Creatief uit de hoek komen
Dat klinkt allemaal mooi en ambitieus, maar de realiteit is dat vlees vandaag niet meer het sexy product is van weleer: het ligt vaak onder vuur, en bovendien wordt het vegetarische en veganistische aanbod niet alleen ruimer, maar ook steeds béter. Hoe gaat een vleesverwerkend bedrijf als Ganda Fine Foods daarmee om?
“Het is inderdaad zo dat vlees- en vleeswarenverbruik sinds 2016 onder druk staan”, beaamt CEO Dirk Cornelis. “Dat heeft bijvoorbeeld ook met migratie te maken: zo zijn wij niet thuis in halal en koosjere producten. Ook tapas – in plaats van aan tafel eten – is een trends waar wij ons nog moeten aan aanpassen. Hier zijn we al iets sterker in bij de kaas.”
Het is inderdaad zo dat vlees- en vleeswarenverbruik sinds 2016 onder druk staan. We zullen dus creatiever moeten worden met onze producten
“We zullen dus creatiever moeten worden met onze producten, zeker omdat het delicatessenaanbod vanuit andere landen vaak interessanter is qua prijs omwille van de lagere lonen – als het over geld gaat, wordt de boodschap van lokaal aankopen al eens vergeten (lacht). Omgekeerd kunnen wij nauwelijks exporteren naar die landen omdat we er nauwelijks bekend zijn en geen producten hebben die zij ook niet hebben. Om maar te zeggen: it’s not easy.”
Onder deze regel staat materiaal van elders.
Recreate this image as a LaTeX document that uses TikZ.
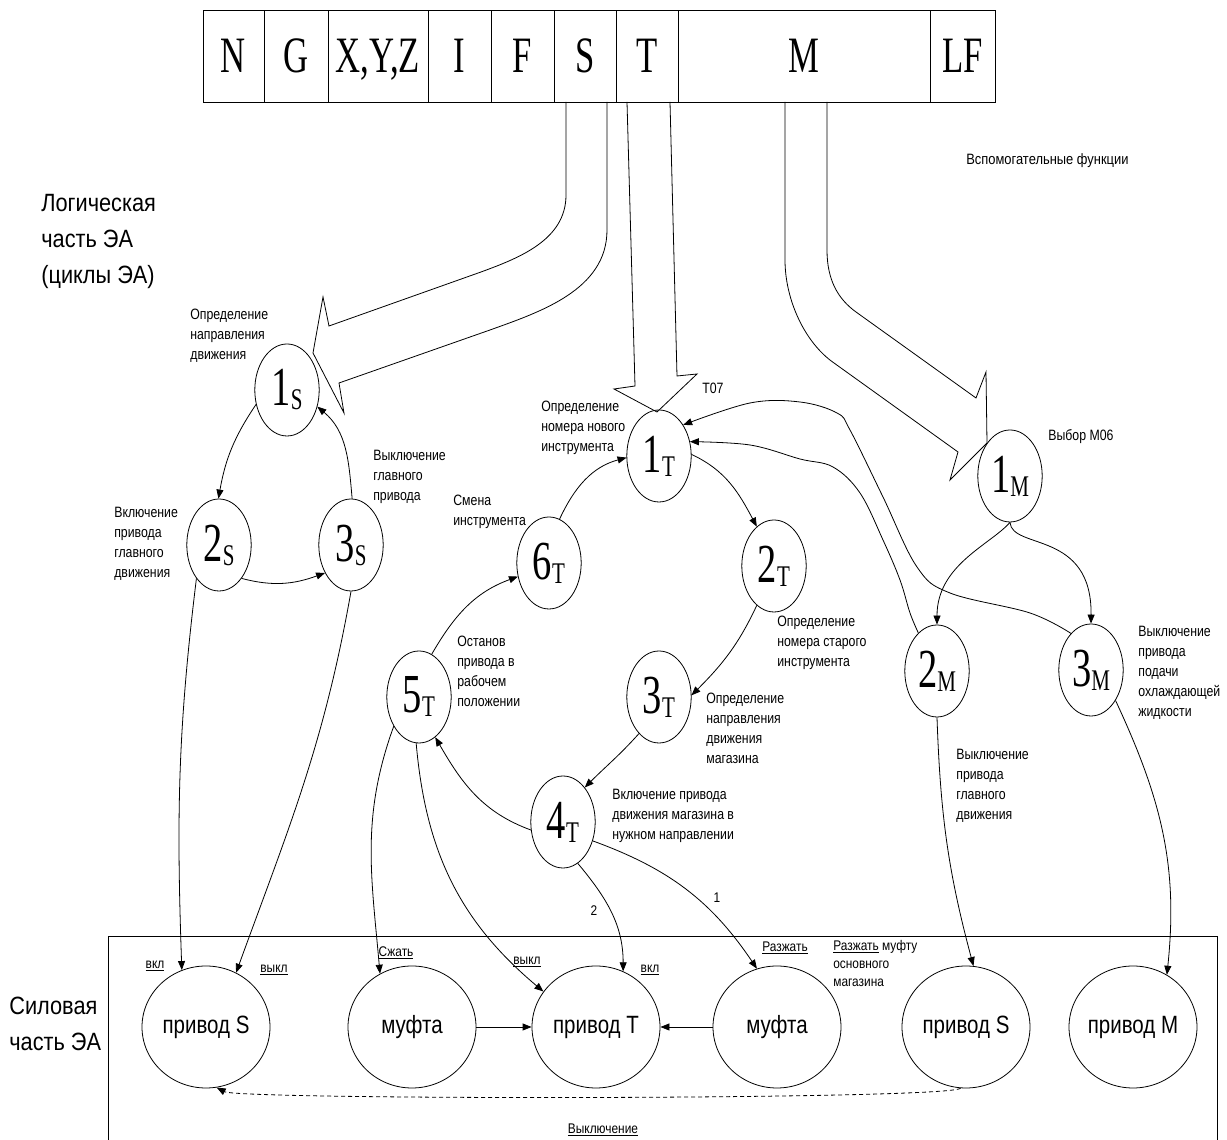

“Er is eigenlijk maar één weg vooruit en dat is de weg van de creativiteit en kwaliteit. Dan denk ik bijvoorbeeld aan vegan, vleesvervangers,… Aan ons om ons aan te passen aan de noden van de consument en producten te blijven maken die mensen willen en die ze als topkwaliteit herkennen. Zoals het in onze mission statement staat. Daarom blijven we ook zoveel mogelijk focussen op lokale grondstoffen en productie, want zeker op vlak van grondstoffen strijden we tenminste met dezelfde wapens als de Spanjaarden en de Portugezen.”
Tot slot willen we nog even weten of Matheo Cornelis zijn overstap van industriële vastgoedontwikkeling en architectuur naar fijne vleeswaren na een jaar nog niet heeft beklaagd. “Absoluut niet! Toegeven, afgelopen jaar is al een rollercoaster geweest, mede dankzij corona, de nieuwe omgeving, en dergelijke. maar de uitdagingen waar wij nu voor staan, zowel het laaghangend fruit, waarvan er toch zeker nog enkele zijn, alsook de grotere projecten zowel binnen de zuivel, de charcuterie of misschien zelf een andere sector, wil ik volop aanpakken.
Mijn zus en ik zijn twee handen op één buik, en samen met Koen Damme, de operationeel verantwoordelijke van de charcuterie en de rest van ons team zie ik dit volledig zitten. Het was even wennen om van de allergrootste industriële gebouwen te gaan focussen op deze kleine plakjes vlees en kaasjes van 50 gram (lacht). Maar in wezen komt het wel op hetzelfde neer: kwaliteit leveren en mensen tevreden maken.”